What you will do. Write the data out again, character for character, with no images.

==*==

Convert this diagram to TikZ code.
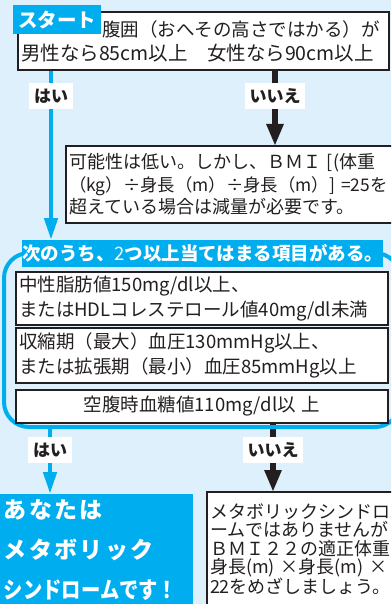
\documentclass[tikz,border=0pt]{standalone}
\usepackage{fontspec}
\setmainfont{Noto Sans CJK JP}
\usepackage{graphicx}
\usetikzlibrary{arrows.meta}
\pgfdeclarelayer{back}
\pgfdeclarelayer{arr}
\pgfsetlayers{back,arr,main}
\definecolor{cy}{HTML}{00ADEE}
\definecolor{bgc}{HTML}{DDF0FB}
\definecolor{ink}{HTML}{231F20}
\begin{document}
\begin{tikzpicture}[x=1pt,y=-1pt,
  box/.style={draw=ink, line width=2pt, fill=white, anchor=north west, align=left,
    inner xsep=3pt, inner ysep=0pt, outer sep=0pt, text=ink},
  cybox/.style={fill=cy, text=white, anchor=north west, inner sep=0pt, outer sep=0pt},
  lab/.style={fill=white, text=ink, font=\bfseries\fontsize{17}{17}\selectfont,
    inner sep=0pt, minimum height=26pt},
  bluearr/.style={draw=cy, line width=4.5pt, -{Triangle[length=22pt,width=13pt]}},
  blackarr/.style={draw=ink, line width=5.5pt, -{Triangle[length=22pt,width=16pt]}},
]
\useasboundingbox (0,0) rectangle (391,604);
\begin{pgfonlayer}{back}
\fill[bgc] (0,0) rectangle (391,604);
\end{pgfonlayer}
\clip (0,0) rectangle (391,604);

% top question
\node[box, text width=365pt, minimum height=58pt, font=\fontsize{19.5}{24}\selectfont] (top) at (18,12)
  {\mbox{\hspace*{81pt}\fontsize{18.5}{24}\selectfont 腹囲（おへその高さではかる）が}\\\mbox{男性なら85cm以上　女性なら90cm以上}};
\node[cybox, minimum width=88pt, minimum height=29pt, font=\bfseries\fontsize{19.5}{19.5}\selectfont] (start) at (13,5) {スタート};

% labels first row
\node[lab, minimum width=44pt] (hai1) at (51,96) {はい};
\node[lab, minimum width=60pt] (iie1) at (275,96) {いいえ};

% box 2
\node[box, text width=328pt, minimum height=77pt, font=\fontsize{18}{22.5}\selectfont] (box2) at (66,146)
  {\mbox{可能性は低い。しかし、ＢＭＩ [(体重}\\\mbox{\fontsize{17.4}{22.5}\selectfont（kg）÷身長（m）÷身長（m）] =25を}\\\mbox{超えている場合は減量が必要です。}};

% frame
\node[draw=cy, line width=4pt, rounded corners=25pt, minimum width=396pt, minimum height=174pt,
  anchor=north west, inner sep=0pt, outer sep=0pt] (frame) at (4,253) {};
\node[cybox, minimum width=360pt, minimum height=27pt, font=\bfseries\fontsize{18.5}{18.5}\selectfont] (cond) at (22,240)
  {次のうち、{\mdseries 2}つ以上当てはまる項目がある。};

\node[box, text width=366pt, minimum height=53pt, font=\fontsize{18.5}{25}\selectfont] (boxA) at (16,272)
  {\mbox{中性脂肪値150mg/dl以上、}\\\mbox{またはHDLコレステロール値40mg/dl未満}};
\node[box, text width=366pt, minimum height=55pt, font=\fontsize{18.5}{25}\selectfont] (boxB) at (16,328)
  {\mbox{収縮期（最大）血圧130mmHg以上、}\\\mbox{または拡張期（最小）血圧85mmHg以上}};
\node[box, text width=366pt, minimum height=33pt, align=center, font=\fontsize{18.5}{25}\selectfont] (boxC) at (16,390)
  {\mbox{空腹時血糖値110mg/dl以 上}};

% labels second row
\node[lab, minimum width=44pt] (hai2) at (50,450) {はい};
\node[lab, minimum width=60pt] (iie2) at (273,450) {いいえ};

% results
\node[cybox, minimum width=193pt, minimum height=112pt, text width=185pt, align=left, inner xsep=4pt,
  font=\bfseries\fontsize{23}{40}\selectfont] (res1) at (0,494)
  {{\addfontfeature{LetterSpace=10}あなたは}\\{\addfontfeature{LetterSpace=10}メタボリック}\\\scalebox{0.84}[1]{シンドロームです！}};
\node[box, text width=187pt, minimum height=114pt, font=\fontsize{18}{18.5}\selectfont] (res2) at (207,492)
  {\mbox{メタボリックシンドロ}\\\mbox{ームではありませんが}\\\mbox{ＢＭＩ２２の適正体重}\\\mbox{身長(m) ×身長(m) ×}\\\mbox{22をめざしましょう。}};

\begin{pgfonlayer}{arr}
\draw[bluearr] (top.south -| hai1) -- (cond.north -| hai1);
\draw[blackarr] (top.south -| iie1) -- (box2.north -| iie1);
\draw[bluearr] (frame.south -| hai2) -- (res1.north -| hai2);
\draw[blackarr] (boxC.south -| iie2) -- (res2.north -| iie2);
\end{pgfonlayer}
\end{tikzpicture}
\end{document}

==*==

Task response.
Convert this diagram to TikZ code.
\documentclass[tikz,border=0pt]{standalone}
\usepackage{fontspec}
\setmainfont{Noto Sans CJK JP}
\usepackage{graphicx}
\usetikzlibrary{arrows.meta}
\pgfdeclarelayer{back}
\pgfdeclarelayer{arr}
\pgfsetlayers{back,arr,main}
\definecolor{cy}{HTML}{00ADEE}
\definecolor{bgc}{HTML}{DDF0FB}
\definecolor{ink}{HTML}{231F20}
\begin{document}
\begin{tikzpicture}[x=1pt,y=-1pt,
  box/.style={draw=ink, line width=2pt, fill=white, anchor=north west, align=left,
    inner xsep=3pt, inner ysep=0pt, outer sep=0pt, text=ink},
  cybox/.style={fill=cy, text=white, anchor=north west, inner sep=0pt, outer sep=0pt},
  lab/.style={fill=white, text=ink, font=\bfseries\fontsize{17}{17}\selectfont,
    inner sep=0pt, minimum height=26pt},
  bluearr/.style={draw=cy, line width=4.5pt, -{Triangle[length=22pt,width=13pt]}},
  blackarr/.style={draw=ink, line width=5.5pt, -{Triangle[length=22pt,width=16pt]}},
]
\useasboundingbox (0,0) rectangle (391,604);
\begin{pgfonlayer}{back}
\fill[bgc] (0,0) rectangle (391,604);
\end{pgfonlayer}
\clip (0,0) rectangle (391,604);

% top question
\node[box, text width=365pt, minimum height=58pt, font=\fontsize{19.5}{24}\selectfont] (top) at (18,12)
  {\mbox{\hspace*{81pt}\fontsize{18.5}{24}\selectfont 腹囲（おへその高さではかる）が}\\\mbox{男性なら85cm以上　女性なら90cm以上}};
\node[cybox, minimum width=88pt, minimum height=29pt, font=\bfseries\fontsize{19.5}{19.5}\selectfont] (start) at (13,5) {スタート};

% labels first row
\node[lab, minimum width=44pt] (hai1) at (51,96) {はい};
\node[lab, minimum width=60pt] (iie1) at (275,96) {いいえ};

% box 2
\node[box, text width=328pt, minimum height=77pt, font=\fontsize{18}{22.5}\selectfont] (box2) at (66,146)
  {\mbox{可能性は低い。しかし、ＢＭＩ [(体重}\\\mbox{\fontsize{17.4}{22.5}\selectfont（kg）÷身長（m）÷身長（m）] =25を}\\\mbox{超えている場合は減量が必要です。}};

% frame
\node[draw=cy, line width=4pt, rounded corners=25pt, minimum width=396pt, minimum height=174pt,
  anchor=north west, inner sep=0pt, outer sep=0pt] (frame) at (4,253) {};
\node[cybox, minimum width=360pt, minimum height=27pt, font=\bfseries\fontsize{18.5}{18.5}\selectfont] (cond) at (22,240)
  {次のうち、{\mdseries 2}つ以上当てはまる項目がある。};

\node[box, text width=366pt, minimum height=53pt, font=\fontsize{18.5}{25}\selectfont] (boxA) at (16,272)
  {\mbox{中性脂肪値150mg/dl以上、}\\\mbox{またはHDLコレステロール値40mg/dl未満}};
\node[box, text width=366pt, minimum height=55pt, font=\fontsize{18.5}{25}\selectfont] (boxB) at (16,328)
  {\mbox{収縮期（最大）血圧130mmHg以上、}\\\mbox{または拡張期（最小）血圧85mmHg以上}};
\node[box, text width=366pt, minimum height=33pt, align=center, font=\fontsize{18.5}{25}\selectfont] (boxC) at (16,390)
  {\mbox{空腹時血糖値110mg/dl以 上}};

% labels second row
\node[lab, minimum width=44pt] (hai2) at (50,450) {はい};
\node[lab, minimum width=60pt] (iie2) at (273,450) {いいえ};

% results
\node[cybox, minimum width=193pt, minimum height=112pt, text width=185pt, align=left, inner xsep=4pt,
  font=\bfseries\fontsize{23}{40}\selectfont] (res1) at (0,494)
  {{\addfontfeature{LetterSpace=10}あなたは}\\{\addfontfeature{LetterSpace=10}メタボリック}\\\scalebox{0.84}[1]{シンドロームです！}};
\node[box, text width=187pt, minimum height=114pt, font=\fontsize{18}{18.5}\selectfont] (res2) at (207,492)
  {\mbox{メタボリックシンドロ}\\\mbox{ームではありませんが}\\\mbox{ＢＭＩ２２の適正体重}\\\mbox{身長(m) ×身長(m) ×}\\\mbox{22をめざしましょう。}};

\begin{pgfonlayer}{arr}
\draw[bluearr] (top.south -| hai1) -- (cond.north -| hai1);
\draw[blackarr] (top.south -| iie1) -- (box2.north -| iie1);
\draw[bluearr] (frame.south -| hai2) -- (res1.north -| hai2);
\draw[blackarr] (boxC.south -| iie2) -- (res2.north -| iie2);
\end{pgfonlayer}
\end{tikzpicture}
\end{document}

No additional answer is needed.